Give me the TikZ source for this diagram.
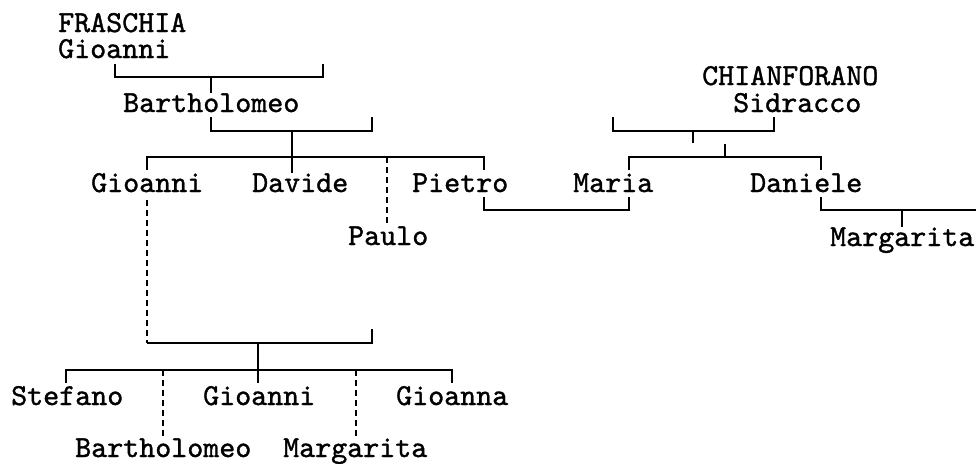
\documentclass[tikz,border=0pt]{standalone}
\usepackage{fontspec}
\setmonofont{lmmono10-regular.otf}[FakeBold=1.2]
\begin{document}
\begin{tikzpicture}[x=1pt,y=-1pt,
    person/.style={anchor=base west,inner sep=0pt,text depth=0pt,
        font=\fontsize{30.5}{30.5}\selectfont\ttfamily},
    line/.style={line width=1.8pt},
    link/.style={line width=1.3pt,dash pattern=on 6pt off 4pt}]
    \useasboundingbox (0,0) rectangle (976,463);

    % Fraschia side
    \node[person] (fraschia) at (58,32) {FRASCHIA};
    \node[person] (gioanni1) at (58,58) {Gioanni};
    \node[person] (bart1) at (123,112) {Bartholomeo};

    % Chianforano side
    \node[person] (chianforano) at (702,85) {CHIANFORANO};
    \node[person] (sidracco) at (733,112) {Sidracco};

    % Second generation
    \node[person] (gioanni2) at (91,192) {Gioanni};
    \node[person] (davide) at (252,192) {Davide};
    \node[person] (pietro) at (412,192) {Pietro};
    \node[person] (maria) at (573,192) {Maria};
    \node[person] (daniele) at (750,192) {Daniele};
    \node[person] (paulo) at (348,245) {Paulo};
    \node[person] (margarita1) at (830,246) {Margarita};

    % Third generation
    \node[person] (stefano) at (11,405) {Stefano};
    \node[person] (gioanni3) at (203,405) {Gioanni};
    \node[person] (gioanna) at (396,405) {Gioanna};
    \node[person] (bart2) at (75,457) {Bartholomeo};
    \node[person] (margarita2) at (283,457) {Margarita};

    % Junctions
    \coordinate (f1) at (211,77);
    \coordinate (f2) at (292,131);
    \coordinate (f3) at (387,157);
    \coordinate (c1) at (693,131);
    \coordinate (c2) at (725,157);
    \coordinate (m1) at (902,210);
    \coordinate (g0) at (147,200);
    \coordinate (g1) at (258,343);
    \coordinate (g2) at (163,370);
    \coordinate (g3) at (356,370);

    % Gioanni -> Bartholomeo
    \draw[line] (115,64) |- (323,77) -- (323,64);
    \draw[line] (f1) -- (f1 |- bart1.north);

    % Bartholomeo -> children
    \draw[line] (211,117) |- (372,131) -- (372,117);
    \draw[line] (f2) -- (f2 |- davide.north);
    \draw[line] (147,170) |- (484,157) -- (484,170);
    \draw[link] (f3) -- (f3 |- paulo.north);

    % Sidracco -> children
    \draw[line] (613,117) |- (774,131) -- (774,117);
    \draw[line] (c1) -- ++(0,12);
    \draw[line] (c2) -- ++(0,-13);
    \draw[line] (629,170) |- (821,157) -- (821,170);

    % Pietro = Maria
    \draw[line] (484,197) |- (629,210) -- (629,197);

    % Daniele -> Margarita
    \draw[line] (821,197) |- (976,210);
    \draw[line] (m1) -- (m1 |- margarita1.north);

    % Gioanni -> children
    \draw[link] (g0) -- (147,343);
    \draw[line] (147,343) -- (372,343) -- (372,329);
    \draw[line] (g1) -- (258,383);
    \draw[line] (66,383) |- (452,370) -- (452,383);
    \draw[link] (g2) -- (g2 |- bart2.north);
    \draw[link] (g3) -- (g3 |- margarita2.north);
\end{tikzpicture}
\end{document}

What the task requires:
Leave out any pictures, please, and quote only the lines from the top of the data through the line that contains "(sidracco) at (733,112)".

Finished task:
Give me the TikZ source for this diagram.
\documentclass[tikz,border=0pt]{standalone}
\usepackage{fontspec}
\setmonofont{lmmono10-regular.otf}[FakeBold=1.2]
\begin{document}
\begin{tikzpicture}[x=1pt,y=-1pt,
    person/.style={anchor=base west,inner sep=0pt,text depth=0pt,
        font=\fontsize{30.5}{30.5}\selectfont\ttfamily},
    line/.style={line width=1.8pt},
    link/.style={line width=1.3pt,dash pattern=on 6pt off 4pt}]
    \useasboundingbox (0,0) rectangle (976,463);

    % Fraschia side
    \node[person] (fraschia) at (58,32) {FRASCHIA};
    \node[person] (gioanni1) at (58,58) {Gioanni};
    \node[person] (bart1) at (123,112) {Bartholomeo};

    % Chianforano side
    \node[person] (chianforano) at (702,85) {CHIANFORANO};
    \node[person] (sidracco) at (733,112) {Sidracco};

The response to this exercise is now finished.